- Dataset section:
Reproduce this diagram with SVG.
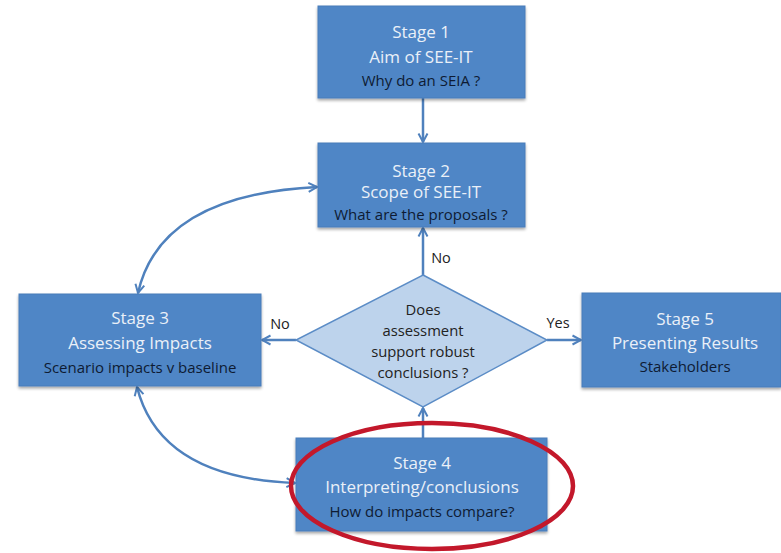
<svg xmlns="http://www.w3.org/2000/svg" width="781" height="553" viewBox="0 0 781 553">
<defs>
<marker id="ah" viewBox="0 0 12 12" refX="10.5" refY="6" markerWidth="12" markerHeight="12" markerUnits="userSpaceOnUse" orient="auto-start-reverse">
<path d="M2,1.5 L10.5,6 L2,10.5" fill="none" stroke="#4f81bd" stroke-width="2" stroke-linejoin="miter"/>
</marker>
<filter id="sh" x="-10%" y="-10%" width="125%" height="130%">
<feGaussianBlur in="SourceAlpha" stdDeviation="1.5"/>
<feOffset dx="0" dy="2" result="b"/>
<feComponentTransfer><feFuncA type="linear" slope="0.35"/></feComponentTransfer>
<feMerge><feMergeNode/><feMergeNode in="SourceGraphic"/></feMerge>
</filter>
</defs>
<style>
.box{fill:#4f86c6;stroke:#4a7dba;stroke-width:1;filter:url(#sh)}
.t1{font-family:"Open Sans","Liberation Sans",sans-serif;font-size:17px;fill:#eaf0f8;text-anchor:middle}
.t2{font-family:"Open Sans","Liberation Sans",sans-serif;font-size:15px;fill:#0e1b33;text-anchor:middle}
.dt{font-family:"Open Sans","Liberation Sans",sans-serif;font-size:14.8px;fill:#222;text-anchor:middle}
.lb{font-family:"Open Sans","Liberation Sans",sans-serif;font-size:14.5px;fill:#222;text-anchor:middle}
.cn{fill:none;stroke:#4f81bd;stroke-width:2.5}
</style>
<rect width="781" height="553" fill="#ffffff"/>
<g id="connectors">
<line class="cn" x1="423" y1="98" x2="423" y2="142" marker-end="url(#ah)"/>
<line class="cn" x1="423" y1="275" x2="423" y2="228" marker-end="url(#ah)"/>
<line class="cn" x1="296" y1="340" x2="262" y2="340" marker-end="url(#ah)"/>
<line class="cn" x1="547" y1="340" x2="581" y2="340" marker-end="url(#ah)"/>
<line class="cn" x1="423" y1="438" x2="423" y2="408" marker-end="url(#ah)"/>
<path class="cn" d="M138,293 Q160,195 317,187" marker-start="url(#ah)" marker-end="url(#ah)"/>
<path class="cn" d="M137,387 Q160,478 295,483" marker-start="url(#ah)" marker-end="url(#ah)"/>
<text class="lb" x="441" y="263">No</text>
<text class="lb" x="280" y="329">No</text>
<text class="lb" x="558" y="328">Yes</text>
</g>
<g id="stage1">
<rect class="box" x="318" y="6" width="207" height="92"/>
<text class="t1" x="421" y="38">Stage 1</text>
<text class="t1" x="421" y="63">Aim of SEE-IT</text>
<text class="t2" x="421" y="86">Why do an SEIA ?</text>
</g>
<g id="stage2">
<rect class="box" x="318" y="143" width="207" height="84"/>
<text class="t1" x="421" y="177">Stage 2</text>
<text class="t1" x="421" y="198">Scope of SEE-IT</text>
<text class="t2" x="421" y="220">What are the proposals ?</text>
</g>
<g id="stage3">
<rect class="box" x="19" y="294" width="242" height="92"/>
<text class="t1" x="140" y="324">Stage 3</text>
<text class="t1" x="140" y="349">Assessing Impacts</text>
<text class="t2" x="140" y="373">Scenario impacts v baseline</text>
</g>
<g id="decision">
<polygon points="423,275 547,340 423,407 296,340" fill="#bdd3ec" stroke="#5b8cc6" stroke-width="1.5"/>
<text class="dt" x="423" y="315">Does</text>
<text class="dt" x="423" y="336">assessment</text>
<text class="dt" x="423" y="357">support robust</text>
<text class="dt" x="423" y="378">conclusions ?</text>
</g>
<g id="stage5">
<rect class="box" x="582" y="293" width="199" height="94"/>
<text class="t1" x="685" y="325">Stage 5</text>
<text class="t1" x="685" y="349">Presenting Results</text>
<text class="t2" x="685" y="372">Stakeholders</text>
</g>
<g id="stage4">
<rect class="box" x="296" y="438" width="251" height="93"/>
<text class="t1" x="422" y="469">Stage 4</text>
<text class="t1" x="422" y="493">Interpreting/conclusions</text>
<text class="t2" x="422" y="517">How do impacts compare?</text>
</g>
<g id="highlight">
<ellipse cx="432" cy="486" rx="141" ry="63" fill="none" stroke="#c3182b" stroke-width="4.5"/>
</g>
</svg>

- Stated task: Do not include the images; transcribe the rest of the listing exactly.

- Complete output:
Reproduce this diagram with SVG.
<svg xmlns="http://www.w3.org/2000/svg" width="781" height="553" viewBox="0 0 781 553">
<defs>
<marker id="ah" viewBox="0 0 12 12" refX="10.5" refY="6" markerWidth="12" markerHeight="12" markerUnits="userSpaceOnUse" orient="auto-start-reverse">
<path d="M2,1.5 L10.5,6 L2,10.5" fill="none" stroke="#4f81bd" stroke-width="2" stroke-linejoin="miter"/>
</marker>
<filter id="sh" x="-10%" y="-10%" width="125%" height="130%">
<feGaussianBlur in="SourceAlpha" stdDeviation="1.5"/>
<feOffset dx="0" dy="2" result="b"/>
<feComponentTransfer><feFuncA type="linear" slope="0.35"/></feComponentTransfer>
<feMerge><feMergeNode/><feMergeNode in="SourceGraphic"/></feMerge>
</filter>
</defs>
<style>
.box{fill:#4f86c6;stroke:#4a7dba;stroke-width:1;filter:url(#sh)}
.t1{font-family:"Open Sans","Liberation Sans",sans-serif;font-size:17px;fill:#eaf0f8;text-anchor:middle}
.t2{font-family:"Open Sans","Liberation Sans",sans-serif;font-size:15px;fill:#0e1b33;text-anchor:middle}
.dt{font-family:"Open Sans","Liberation Sans",sans-serif;font-size:14.8px;fill:#222;text-anchor:middle}
.lb{font-family:"Open Sans","Liberation Sans",sans-serif;font-size:14.5px;fill:#222;text-anchor:middle}
.cn{fill:none;stroke:#4f81bd;stroke-width:2.5}
</style>
<rect width="781" height="553" fill="#ffffff"/>
<g id="connectors">
<line class="cn" x1="423" y1="98" x2="423" y2="142" marker-end="url(#ah)"/>
<line class="cn" x1="423" y1="275" x2="423" y2="228" marker-end="url(#ah)"/>
<line class="cn" x1="296" y1="340" x2="262" y2="340" marker-end="url(#ah)"/>
<line class="cn" x1="547" y1="340" x2="581" y2="340" marker-end="url(#ah)"/>
<line class="cn" x1="423" y1="438" x2="423" y2="408" marker-end="url(#ah)"/>
<path class="cn" d="M138,293 Q160,195 317,187" marker-start="url(#ah)" marker-end="url(#ah)"/>
<path class="cn" d="M137,387 Q160,478 295,483" marker-start="url(#ah)" marker-end="url(#ah)"/>
<text class="lb" x="441" y="263">No</text>
<text class="lb" x="280" y="329">No</text>
<text class="lb" x="558" y="328">Yes</text>
</g>
<g id="stage1">
<rect class="box" x="318" y="6" width="207" height="92"/>
<text class="t1" x="421" y="38">Stage 1</text>
<text class="t1" x="421" y="63">Aim of SEE-IT</text>
<text class="t2" x="421" y="86">Why do an SEIA ?</text>
</g>
<g id="stage2">
<rect class="box" x="318" y="143" width="207" height="84"/>
<text class="t1" x="421" y="177">Stage 2</text>
<text class="t1" x="421" y="198">Scope of SEE-IT</text>
<text class="t2" x="421" y="220">What are the proposals ?</text>
</g>
<g id="stage3">
<rect class="box" x="19" y="294" width="242" height="92"/>
<text class="t1" x="140" y="324">Stage 3</text>
<text class="t1" x="140" y="349">Assessing Impacts</text>
<text class="t2" x="140" y="373">Scenario impacts v baseline</text>
</g>
<g id="decision">
<polygon points="423,275 547,340 423,407 296,340" fill="#bdd3ec" stroke="#5b8cc6" stroke-width="1.5"/>
<text class="dt" x="423" y="315">Does</text>
<text class="dt" x="423" y="336">assessment</text>
<text class="dt" x="423" y="357">support robust</text>
<text class="dt" x="423" y="378">conclusions ?</text>
</g>
<g id="stage5">
<rect class="box" x="582" y="293" width="199" height="94"/>
<text class="t1" x="685" y="325">Stage 5</text>
<text class="t1" x="685" y="349">Presenting Results</text>
<text class="t2" x="685" y="372">Stakeholders</text>
</g>
<g id="stage4">
<rect class="box" x="296" y="438" width="251" height="93"/>
<text class="t1" x="422" y="469">Stage 4</text>
<text class="t1" x="422" y="493">Interpreting/conclusions</text>
<text class="t2" x="422" y="517">How do impacts compare?</text>
</g>
<g id="highlight">
<ellipse cx="432" cy="486" rx="141" ry="63" fill="none" stroke="#c3182b" stroke-width="4.5"/>
</g>
</svg>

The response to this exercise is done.